Vonovia hält immerhin 18,36 Prozent an Deutsche Wohnen. Zum gebotenen Preis ist das Paket rund 3,4 Milliarden Euro wert. Die Aktionäre von Deutsche Wohnen glauben offenbar auch, dass es in einem dritten Anlauf klappt. Die Aktie schloss 0,4 Prozent höher bei 51,12 Euro. Vonovia verloren 2,7 Prozent auf 57,62 Euro.
HEDGEFONDS WÄHNTEN SICH AUF DER SICHEREN SEITE
Gescheitert ist Vonovia Insidern zufolge unter anderem an Hedgefonds, die sich - wie häufig in Übernahmesituationen - massiv in die Deutsche-Wohnen-Aktie eingekauft hatten. Rund ein Drittel der Papiere lag in ihren Händen. Sie spekulieren in der Regel darauf, dass die Übernahme durchgeht, sie aber bei einem möglichen späteren Abfindungsangebot mehr Geld bekämen, sagten Insider.

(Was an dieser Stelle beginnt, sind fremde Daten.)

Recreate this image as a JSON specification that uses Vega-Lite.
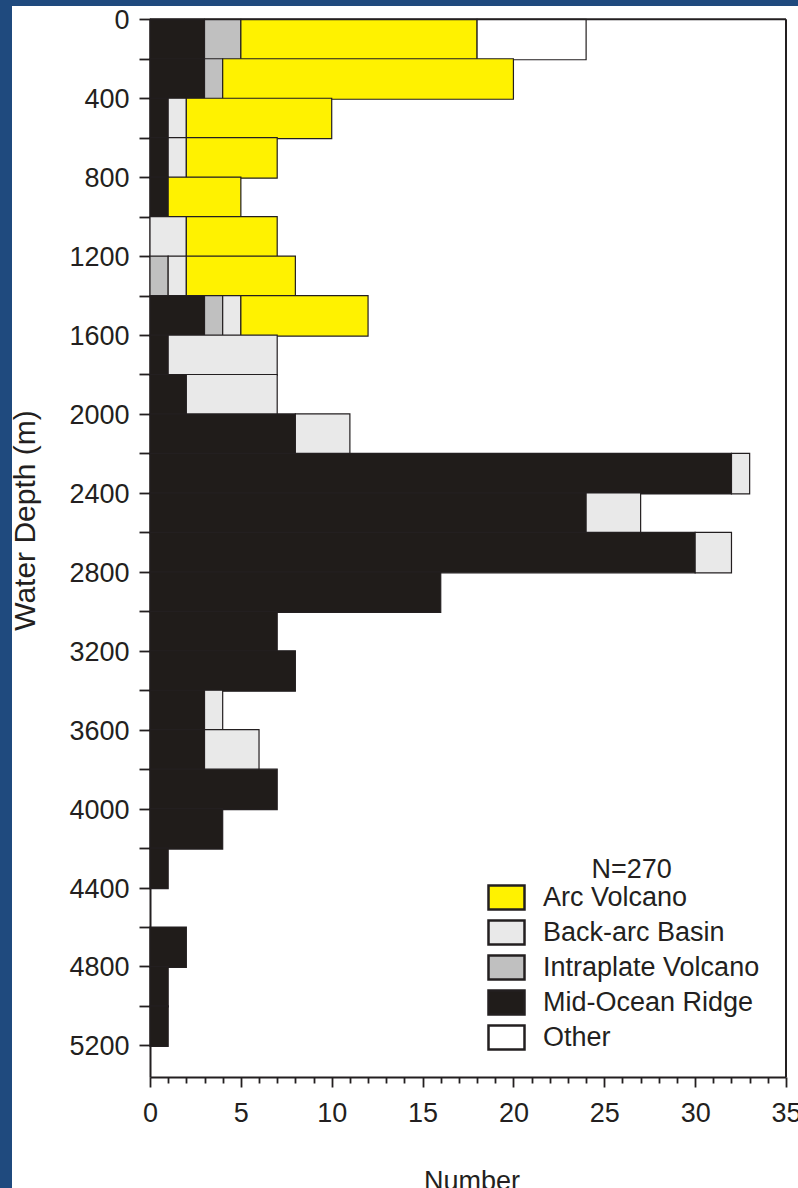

Die Fonds hätten sich sicher gewähnt, dass Vonovia auch ohne ihre Aktien auf die geforderten 50 Prozent kommen würde. "Viele wussten, dass sie den Deal über die Schwelle tragen müssen, wollten aber gleichzeitig möglichst viel in der Hinterhand halten, weil sie hofften, dass es später irgendwann noch ein besseres Angebot gibt", sagte Buch.
Mehrere Investmentbanken hatten zuletzt große Aktienpakete an Deutsche Wohnen gemeldet; sie halten diese oft treuhänderisch für Hedgefonds. Aus der Deckung gewagt hatte sich nur der aktivistische Investor Elliott, der im Juni eine Beteiligung von drei Prozent gemeldet hatte. Ein zusätzliches Problem bei Übernahmen: Indexfonds dürfen ihre Anteile erst dann abgeben, wenn feststeht, dass die Fusion perfekt ist und das Unternehmen letztlich aus dem Index ausscheidet, den sie abbilden. Mit ihren Papieren kann ein Bieter daher erst während der Nachfrist rechnen, wenn die Entscheidung schon gefallen ist.